The danger of being struck by an errrant baseball or hockey puck during a game is a well recognized risk of injury to spectators. A field owner customarily satisfies its limited duty of care by providing protection in the most dangerous sections of the field or stadium. What is the duty of care during warmups before a hockey game where numerous pucks are shot and the attention of the fans may not be strictly on the ice?
In Sciarrotta v. Global Spectrum, the New Jersey Supreme Court held that the “limited duty rule” applies to warmups as well as games. Thus, an owner/operator satisifies its limited duty by furnishing proper screening and protection in the most dangerous stadium areas. The Supreme Court found no meaningful distinction between injuries that are caused by objects leaving the field of play during practice or warm-ups as opposed to an actual game.
In Tarr v. Bob Ciasulli’s Mack Auto Mall, the New Jersey Supreme Court clarified two thorny issues surrounding the Punitive Damages Act. First, it held that a jury can only award punitive damages as a deterrent to the defendant who committed the wrongful acts but not as a general deterrent to others. Thus, the court held that it was error for the plaintiff’s attorney to argue that the amount of punitive damages provided the jury “an opportunity to send a message to deter this particular defendant and others” whether they are in the same industry or not. The court also criticized the jury charge that erroneously reinforced the argument that the deterence of third parties who were strangers to the lawsuit could be considered.
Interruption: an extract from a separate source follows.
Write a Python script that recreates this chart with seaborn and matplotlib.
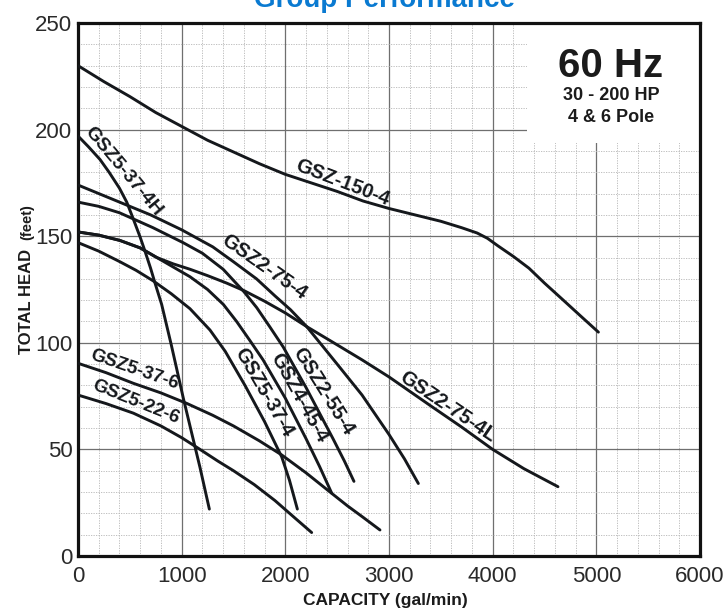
import numpy as np
import pandas as pd
import seaborn as sns
import matplotlib.pyplot as plt
from matplotlib.patches import Rectangle

# -----------------------------
# Curve data (capacity gal/min, total head feet)
# -----------------------------
gsz_150_4_q = [0, 250, 500, 750, 1000, 1250, 1500, 1750, 2000, 2250, 2500, 2750, 3000,
               3250, 3500, 3700, 3850, 3950, 4050, 4200, 4350, 4500, 4670, 4850, 5020]
gsz_150_4_h = [230, 222.5, 215.5, 208, 201.5, 195, 189.5, 184, 179, 175, 171, 166.5, 163,
               160, 157, 154, 151.5, 149, 145.5, 140.5, 135, 128, 120.5, 112.5, 105]

gsz5_37_4h_q = [0, 100, 212, 300, 400, 470, 534, 600, 646, 700, 743, 807, 900, 1016, 1100, 1177, 1267]
gsz5_37_4h_h = [197, 192, 186, 180, 172.5, 166, 158, 149.5, 143, 135, 128, 118, 99, 74, 57, 41.5, 22]

gsz2_75_4_q = [0, 300, 500, 700, 1000, 1300, 1500, 1722, 1900, 2050, 2206, 2350, 2500,
               2740, 3000, 3150, 3283]
gsz2_75_4_h = [174, 168, 164, 160, 153, 145, 138, 130, 122, 115.5, 107.6, 99, 90,
               75.5, 57, 45.5, 34]

gsz2_55_4_q = [0, 200, 400, 723, 1013, 1200, 1400, 1600, 1724, 1850, 1980, 2200, 2460, 2570, 2662]
gsz2_55_4_h = [166, 164, 161, 154, 147, 142, 134.5, 124, 116.5, 107.5, 98, 79, 55, 44.5, 35]

gsz4_45_4_q = [0, 200, 405, 600, 760, 920, 1080, 1250, 1402, 1530, 1659, 1785, 2000, 2200, 2330, 2447]
gsz4_45_4_h = [152, 150.5, 148, 144.5, 140, 135.5, 131, 125, 118, 110, 101, 92, 74, 55, 42, 29.5]

gsz5_37_4_q = [0, 200, 405, 560, 727, 900, 1080, 1273, 1420, 1611, 1800, 1965, 2040, 2116]
gsz5_37_4_h = [147, 143, 138, 134, 129, 123, 116, 106, 96, 80, 63, 46.5, 35.5, 22]

gsz2_75_4l_q = [0, 200, 405, 600, 760, 920, 1080, 1250, 1434, 1600, 1800, 2000, 2206, 2450,
                2740, 3000, 3400, 3700, 4000, 4300, 4630]
gsz2_75_4l_h = [152, 150.5, 148, 144.5, 140, 137, 134.5, 131.5, 128, 124.5, 119.5, 114, 107.6, 100.5,
                92, 84, 70.5, 60.5, 50, 41, 32.5]

gsz5_37_6_q = [0, 270, 534, 800, 1048, 1300, 1500, 1750, 1965, 2200, 2447, 2600, 2743, 2913]
gsz5_37_6_h = [90.4, 86, 81, 76.5, 71.6, 66, 61, 54, 47.4, 39, 29.4, 23.5, 18.4, 12.2]

gsz5_22_6_q = [0, 270, 534, 800, 1000, 1161, 1350, 1500, 1700, 1900, 2100, 2254]
gsz5_22_6_h = [75.5, 71.5, 67, 61, 55.5, 50.5, 44.5, 40, 33.5, 26, 17.5, 11]

models = ["GSZ-150-4", "GSZ5-37-4H", "GSZ2-75-4", "GSZ2-55-4", "GSZ4-45-4",
          "GSZ5-37-4", "GSZ2-75-4L", "GSZ5-37-6", "GSZ5-22-6"]
curves_q = [gsz_150_4_q, gsz5_37_4h_q, gsz2_75_4_q, gsz2_55_4_q, gsz4_45_4_q,
            gsz5_37_4_q, gsz2_75_4l_q, gsz5_37_6_q, gsz5_22_6_q]
curves_h = [gsz_150_4_h, gsz5_37_4h_h, gsz2_75_4_h, gsz2_55_4_h, gsz4_45_4_h,
            gsz5_37_4_h, gsz2_75_4l_h, gsz5_37_6_h, gsz5_22_6_h]

# label centre (gpm, ft) and screen angle for each curve name
label_q = [2537, 413, 1777, 2343, 2110, 1764, 3551, 537, 550]
label_h = [174, 179.5, 134.5, 76.7, 73.5, 75.9, 68.9, 86.2, 70.8]
label_rot = [-21, -50, -35, -58, -61, -60, -34, -19, -22]
label_size = [14.5, 14, 14.5, 14.5, 14.5, 14.5, 14.5, 13.5, 13.5]

x_ticks = [0, 1000, 2000, 3000, 4000, 5000, 6000]
y_ticks = [0, 50, 100, 150, 200, 250]

# long-form table for seaborn
df = pd.concat([pd.DataFrame({"model": m, "gpm": q, "head": h})
                for m, q, h in zip(models, curves_q, curves_h)], ignore_index=True)

# -----------------------------
# Plot
# -----------------------------
sns.set_style("white")
plt.rcParams['font.family'] = ['Liberation Sans', 'DejaVu Sans']

fig = plt.figure(figsize=(7.24, 6.10), dpi=100)
ax = fig.add_axes([78 / 724, 54 / 610, 622 / 724, 533 / 610])

sns.lineplot(data=df, x="gpm", y="head", units="model", estimator=None,
             sort=False, color="#15181c", linewidth=2.1, legend=False,
             ax=ax, zorder=3)

ax.set_xlim(0, 6000)
ax.set_ylim(0, 250)
ax.set_xticks(x_ticks)
ax.set_yticks(y_ticks)
ax.set_xticks(np.arange(0, 6001, 200), minor=True)
ax.set_yticks(np.arange(0, 251, 10), minor=True)
ax.set_axisbelow(True)
ax.grid(which="major", color="#6f6f6f", linewidth=0.9, linestyle="-")
ax.grid(which="minor", color="#b5b5b5", linewidth=0.6, linestyle=(0, (1.5, 1.5)))
ax.tick_params(which="both", length=0)
ax.tick_params(axis="x", labelsize=16, labelcolor="#2a2a2a", pad=7)
ax.tick_params(axis="y", labelsize=16, labelcolor="#2a2a2a", pad=4)
ax.set_xlabel("")
ax.set_ylabel("")
for s in ax.spines.values():
    s.set_visible(True)
    s.set_color("#111111")
    s.set_linewidth(2.3)

# white box behind the 60 Hz note
ax.add_patch(Rectangle((4330, 193.7), 1670, 56.3, facecolor="white",
                       edgecolor="none", zorder=1))

# curve names, nudged a little to sit above their lines
for name, q, h, r, fs in zip(models, label_q, label_h, label_rot, label_size):
    a = np.deg2rad(r)
    ax.annotate(name, xy=(q, h), xytext=(-3 * np.sin(a), 3 * np.cos(a)),
                textcoords="offset pixels", rotation=r, rotation_mode="anchor",
                ha="center", va="center", fontsize=fs, fontweight="bold",
                color="#15181c", zorder=4)

# note box text
fig.text(611 / 724, 1 - 66 / 610, "60 Hz", ha="center", va="center",
         fontsize=29, fontweight="bold", color="#1b1b1b")
fig.text(611 / 724, 1 - 95 / 610, "30 - 200 HP", ha="center", va="center",
         fontsize=13, fontweight="bold", color="#1b1b1b")
fig.text(611 / 724, 1 - 117 / 610, "4 & 6 Pole", ha="center", va="center",
         fontsize=13, fontweight="bold", color="#1b1b1b")

# title, clipped at the top edge like the original
fig.text(385 / 724, 1 - 7 / 610, "Group Performance", ha="center", va="baseline",
         fontsize=20, fontweight="bold", color="#0a7ad1")

# axis titles
fig.text(385 / 724, 1 - 600 / 610, "CAPACITY (gal/min)", ha="center", va="center",
         fontsize=12.5, fontweight="bold", color="#1b1b1b")
fig.text(31 / 724, 1 - 354 / 610, "TOTAL HEAD", rotation=90, rotation_mode="anchor",
         ha="left", va="baseline", fontsize=12, fontweight="bold", color="#1b1b1b")
fig.text(31 / 724, 1 - 240 / 610, "(feet)", rotation=90, rotation_mode="anchor",
         ha="left", va="baseline", fontsize=10.5, fontweight="bold", color="#1b1b1b")

fig.savefig("out.png", dpi=100)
Second, the court found that the defendant’s wealth at the time of the wrongdoing as well as at the time of entry of judgment could be considered when the jury calculated punitive damage.
Our advice is simple: if a case proceeds to trial with a claim for punitive damages in play, defense counsel must be alert to any argument that seeks to “send a message” to an entire industry. The focus should be limited to the defendant sued in the case at hand.